Dear friends in Christ,
While visiting my family after Christmas, I had the joy of worshiping with my parents in their church for the first time since they moved to a new community five years ago. I didn’t realize just how much I’d missed going to church with them until we sat down in the pew! I also didn’t realize just how much I’d missed going to church and just being there as a worshiper for a change.
In the pastor’s sermon for the day, she talked about the incarnation—God being born in human flesh—as God’s way of saying “hello” to the world. I loved this way of thinking about Jesus’ birth. God says “hello” as a way of starting something new, a new conversation with the people of the earth, a new twist in the story of this relationship. God says “hello” and follows it up with “how are you? I really want to know.”
Christmas is an invitation to welcome Christ to be born into our world, our lives, our daily existence. Not just as a guest that you welcome for a short period of time and then get on with life. It means allowing your world to be re-shaped. It means being willing to change for the sake of this newcomer, this interloper.
The season after Epiphany is a period of time when we think about the direction our lives take now that God has been born in human flesh. In worship we’ll hear stories about Jesus coming into his own, making his mark on the world, figuring out his path.

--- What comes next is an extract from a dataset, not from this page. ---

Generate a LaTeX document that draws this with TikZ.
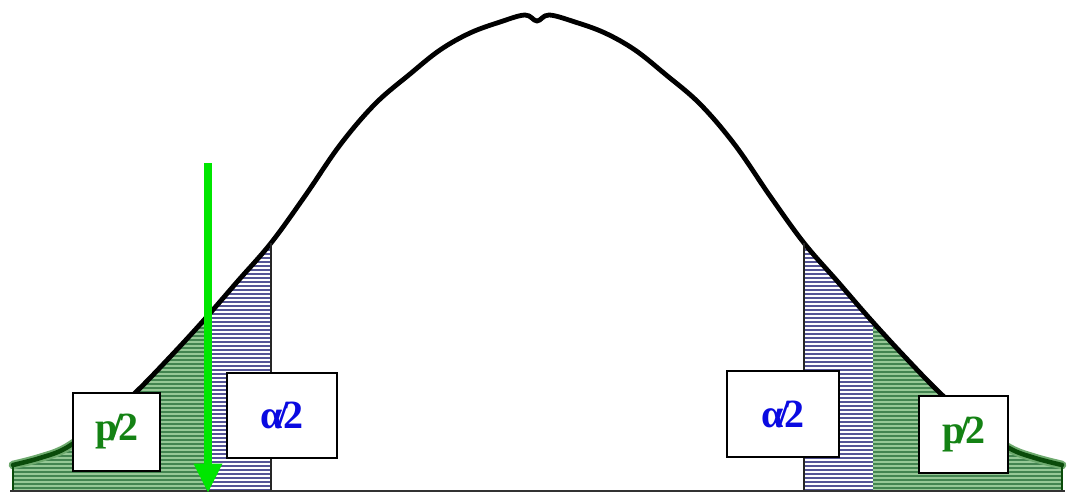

It’s actually a perfect season for the New Year, when we are also evaluating our path and asking ourselves how God might be calling us to grow and change in the year ahead. And it’s a perfect time for our annual congregational meeting, when we ask those same questions as St. Peter’s and explore where God might be leading us into the future.
Because even though Christmas is technically past, Christ is still very much incarnate in our world. Even after Jesus has been born, we still need to gather to hear words of love, joy, hope, and peace and then carry them out into the world.
In that church service with my parents, the pastor used a special blessing for the New Year. I share it with you here:
May God make your year a happy one!
Not by shielding you from all sorrow and pain,
but by strengthening you to bear it as it comes;
not by making your path easy,
but by making you sturdy to travel any path;
not by taking hardships from you,
but by taking fear from your heart;
not by granting you unbroken sunshine,
but by keeping your face bright, even in the shadows;
not by making your life always pleasant,
but by showing you when people and their causes need you most,
and by making you anxious to be there to help.
God’s love, peace, hope and joy to you for the year ahead.